L’autre objectif, sans doute fixé par le Guide suprême en favorisant l’élection d’un président modéré, serait d’éviter, dans la conjoncture présente, une confrontation politique frontale avec les États-Unis et l’Occident, plus particulièrement dans la perspective d’un possible retour de Donald Trump à la Maison-Blanche. L’un des slogans électoraux de M. Pezeshkian était précisément d’initier une politique d’ouverture en direction du camp occidental. L’enjeu à cet égard est grand: montrer patte blanche afin d’obtenir une levée des lourdes sanctions imposées au pouvoir des mollahs.

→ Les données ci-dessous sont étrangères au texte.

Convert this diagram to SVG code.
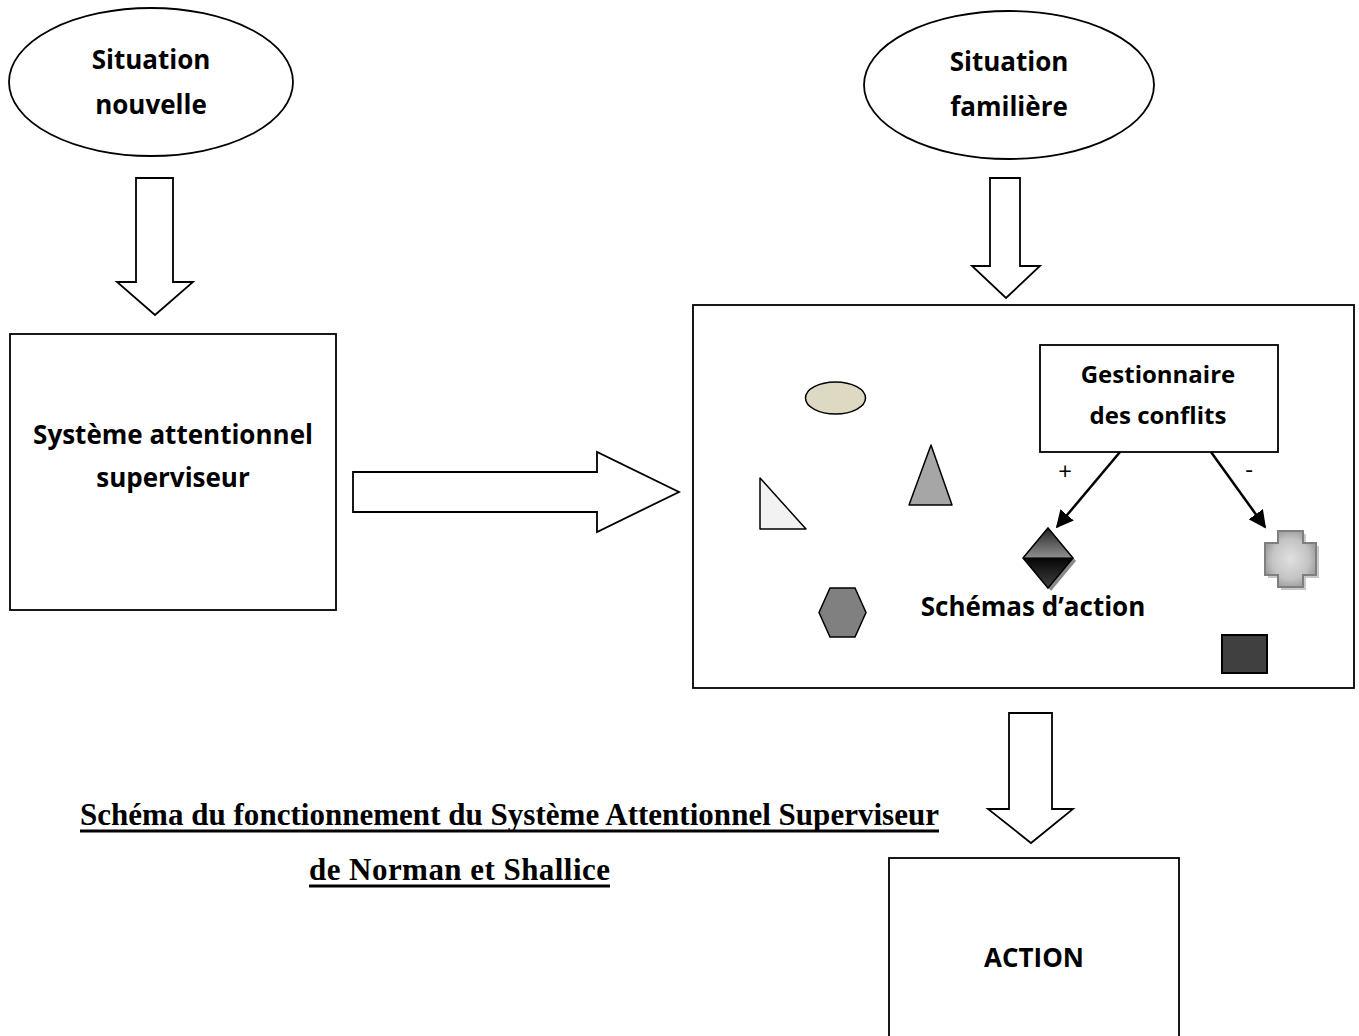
<svg xmlns="http://www.w3.org/2000/svg" width="1359" height="1036" viewBox="0 0 1359 1036">
  <style>
    .box { fill: #ffffff; stroke: #000000; stroke-width: 1.8; }
    .block { fill: #ffffff; stroke: #000000; stroke-width: 1.8; stroke-linejoin: miter; }
    .lbl { font-family: "Open Sans", "Liberation Sans", sans-serif; font-weight: bold; font-size: 26px; fill: #000000; text-anchor: middle; }
    .lbl-sm { font-family: "Open Sans", "Liberation Sans", sans-serif; font-weight: bold; font-size: 24px; fill: #000000; text-anchor: middle; }
    .sign { font-family: "Open Sans", "Liberation Sans", sans-serif; font-size: 24px; fill: #000000; text-anchor: middle; }
    .title { font-family: "Liberation Serif", "Times New Roman", serif; font-weight: bold; font-size: 31px; fill: #000000; }
    .rule { stroke: #000000; stroke-width: 3; }
    .thin { stroke: #000000; stroke-width: 2.5; fill: none; }
  </style>
  <defs>
    <marker id="head" viewBox="0 0 10 10" refX="9" refY="5" markerWidth="7" markerHeight="7" markerUnits="strokeWidth" orient="auto">
      <path d="M0,0 L10,5 L0,10 Z" fill="#000000"/>
    </marker>
    <linearGradient id="diamondFill" x1="0" y1="0" x2="0" y2="1">
      <stop offset="0" stop-color="#262626"/>
      <stop offset="0.48" stop-color="#8c8c8c"/>
      <stop offset="0.5" stop-color="#050505"/>
      <stop offset="1" stop-color="#404040"/>
    </linearGradient>
    <radialGradient id="crossFill" cx="0.5" cy="0.5" r="0.6">
      <stop offset="0" stop-color="#e0e0e0"/>
      <stop offset="0.6" stop-color="#c4c4c4"/>
      <stop offset="1" stop-color="#8e8e8e"/>
    </radialGradient>
  </defs>

  <g id="situation-nouvelle">
    <ellipse class="box" cx="151" cy="82" rx="142" ry="74"/>
    <text class="lbl" x="151" y="69">Situation</text>
    <text class="lbl" x="151" y="114">nouvelle</text>
  </g>

  <g id="situation-familiere">
    <ellipse class="box" cx="1009" cy="85" rx="145" ry="74"/>
    <text class="lbl" x="1009" y="71">Situation</text>
    <text class="lbl" x="1009" y="116">familière</text>
  </g>

  <g id="sas">
    <rect class="box" x="10" y="334" width="326" height="276"/>
    <text class="lbl" x="173" y="444">Système attentionnel</text>
    <text class="lbl" x="173" y="487">superviseur</text>
  </g>

  <g id="schemas">
    <rect class="box" x="693" y="305" width="661" height="383"/>
    <ellipse cx="835.5" cy="398" rx="30" ry="16" fill="#ddd9c3" stroke="#000000" stroke-width="1.5"/>
    <path d="M760,478 L760,529 L806,529 Z" fill="#f2f2f2" stroke="#000000" stroke-width="1.5" stroke-linejoin="round"/>
    <path d="M931,445 L952,505 L909,505 Z" fill="#a6a6a6" stroke="#000000" stroke-width="1.5" stroke-linejoin="round"/>
    <path d="M830,588 H855 L866,612.5 L855,637 H830 L819,612.5 Z" fill="#808080" stroke="#000000" stroke-width="1.5"/>
    <!-- diamond with its drop shadow -->
    <path d="M1051,531 L1076,561 L1051,591 L1026,561 Z" fill="#8a8a8a"/>
    <path d="M1048,528 L1073,558 L1048,588 L1023,558 Z" fill="url(#diamondFill)" stroke="#000000" stroke-width="1.5"/>
    <!-- cross with its drop shadow -->
    <path d="M1281,534 H1306 V546 H1319 V578 H1306 V590 H1281 V578 H1268 V546 H1281 Z" fill="#c8c8c8"/>
    <path d="M1278,531 H1303 V543 H1316 V575 H1303 V587 H1278 V575 H1265 V543 H1278 Z" fill="url(#crossFill)" stroke="#7f7f7f" stroke-width="2"/>
    <rect x="1222" y="635" width="45" height="38" fill="#404040" stroke="#000000" stroke-width="2"/>
    <text class="lbl" x="1033" y="616">Schémas d’action</text>
  </g>

  <g id="gestionnaire">
    <rect class="box" x="1040" y="345" width="238" height="107"/>
    <text class="lbl-sm" x="1158" y="383">Gestionnaire</text>
    <text class="lbl-sm" x="1158" y="424">des conflits</text>
  </g>

  <g id="action">
    <rect class="box" x="889" y="858" width="290" height="190"/>
    <text class="lbl" x="1034" y="967">ACTION</text>
  </g>

  <g id="caption">
    <text class="title" x="80" y="825" textLength="859" lengthAdjust="spacing">Schéma du fonctionnement du Système Attentionnel Superviseur</text>
    <line class="rule" x1="80" y1="831" x2="939" y2="831"/>
    <text class="title" x="309" y="880" textLength="301" lengthAdjust="spacing">de Norman et Shallice</text>
    <line class="rule" x1="309" y1="886" x2="610" y2="886"/>
  </g>

  <!-- connectors: block arrows and the two signed links -->
  <g id="connectors">
    <path class="block" d="M136,178 H173 V282 H193 L155,315 L117,282 H136 Z"/>
    <path class="block" d="M990,178 H1020 V266 H1040 L1006,298 L972,266 H990 Z"/>
    <path class="block" d="M353,472 H597 V452 L679,492 L597,532 V512 H353 Z"/>
    <path class="block" d="M1009,713 H1052 V809 H1073 L1031,843 L988,809 H1009 Z"/>
    <line class="thin" x1="1120" y1="452" x2="1057" y2="527" marker-end="url(#head)"/>
    <line class="thin" x1="1211" y1="452" x2="1265" y2="527" marker-end="url(#head)"/>
    <text class="sign" x="1065" y="480">+</text>
    <text class="sign" x="1249" y="478">-</text>
  </g>
</svg>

Cela ne signifie pas pour autant qu’il faudrait s’attendre à un changement radical de comportement de la part de la République islamique. L’on verrait mal, en effet, les Pasdaran renoncer à leur stratégie d’exportation de la Révolution, à leur politique expansionniste et déstabilisatrice qui plonge quatre pays arabes dans le chaos pour servir la raison d’État iranienne… À moins que les décideurs internationaux, actuels ou futurs, finissent par acquérir, enfin, la conviction qu’il est grand temps de présenter au régime des mollahs et, spécifiquement, aux Gardiens de la révolution, des solutions qu’ils ne pourraient refuser… Il y va aujourd’hui, plus que jamais, de la stabilité non seulement du Moyen-Orient, mais aussi du monde libre en général. Le règlement des crises superposées qui stimulent la montée aux extrêmes un peu partout dans le monde passe par l’instauration d’un nouvel ordre régional équilibré et durable qui devrait être imposé aux radicaux de Téhéran. Tout le reste est faiblesse… Et ne constitue, tout compte fait, que de la poudre aux yeux.